Technical information
- Licensing authority: FCC
- Facility ID: 17409
- Class: D
- Power: 9,000 watts days 42 watts nights
- Transmitter coordinates: 37°24′25.0″N 79°13′57.0″W﻿ / ﻿37.406944°N 79.232500°W

Links
- Public license information: Public file; LMS;
- Website: WLLL Facebook page

= WLLL =

Radio station in Lynchburg, Virginia

WLLL (930 kHz) is a commercial AM radio station licensed to Lynchburg, Virginia. It broadcasts an urban gospel radio format and is owned and operated by Hubbard's Advertising Agency, Inc. The radio studios and offices are on Whitehall Road in Lynchburg.

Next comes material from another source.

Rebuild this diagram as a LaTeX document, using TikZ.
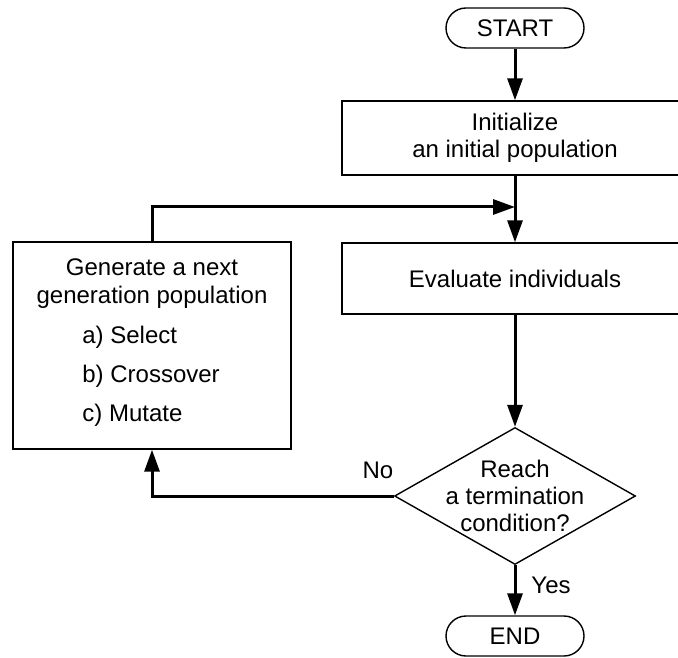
\documentclass[tikz,border=0pt]{standalone}
\usepackage{fontspec}
\setmainfont{Liberation Sans}
\usetikzlibrary{arrows.meta,shapes.geometric}
\begin{document}
\begin{tikzpicture}[x=0.5pt,y=-0.5pt,
  every node/.style={font=\fontsize{12}{13.5}\selectfont},
  term/.style={draw,line width=0.7pt,rounded corners=10pt,minimum width=69pt,minimum height=20pt,inner sep=0pt},
  proc/.style={draw,line width=0.7pt,minimum width=173pt,inner sep=0pt,align=center},
  dec/.style={draw,diamond,line width=0.7pt,minimum width=120.5pt,minimum height=68.5pt,inner sep=0pt},
  flow/.style={line width=1.5pt,-{Triangle[length=11pt,width=7.5pt]}},
  link/.style={line width=1.5pt},
  lbl/.style={inner sep=0pt}]
\clip (0,0) rectangle (678,657);
\node[term] (start) at (515,28) {START};
\node[proc,minimum height=37pt] (init) at (515,138) {Initialize\\an initial population};
\node[proc,minimum height=35.5pt] (eval) at (515,278.5) {Evaluate individuals};
\node[dec] (dia) at (515,496) {};
\node[lbl,align=center] (diatext) at (515,496) {Reach\\a termination\\condition?};
\node[term] (end) at (515,636) {END};
\node[draw,line width=0.7pt,minimum width=139pt,minimum height=103.5pt,inner sep=0pt] (gen) at (152,345.5) {};
\node[lbl,align=center,font=\fontsize{12}{14}\selectfont] (gentitle) at (152,284) {Generate a next\\generation population};
\node[lbl,align=left,anchor=west,font=\fontsize{12}{19.5}\selectfont] (genlist) at (82,376) {a) Select\\b) Crossover\\c) Mutate};
\coordinate (join) at (515,207);
\node[lbl] (no) at (378,470) {No};
\node[lbl] (yes) at (551,585) {Yes};
\draw[flow] (start) -- (init);
\draw[flow] (init) -- (eval);
\draw[flow] (eval) -- (dia.north);
\draw[flow] (dia.south) -- (end);
\draw[flow] (gen.north) |- (join);
\draw[flow] (dia.west) -| (gen.south);
\end{tikzpicture}
\end{document}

By day, WLLL is powered at 9,000 watts non-directional. But to protect other stations on 930 AM from interference, WLLL reduces power at night to only 42 watts. The transmitter is on Chapel Lane in Lynchburg, near the Lynchburg Expressway (U.S. Route 501).

==History==
WLLL signed on the air on November 1, 1963. The station was owned by the Griffith Broadcasting Corporation. It was originally a daytimer, required to go off the air at night.

In the 1960s and 70s, WLLL was a Top 40 station, playing the hits of the day. It was an affiliate of the NBC Radio Network. In 1970, it added an FM counterpart, WLLL-FM, which at first simulcast AM 930. It later aired an automated oldies format as WGOL and today is WZZU.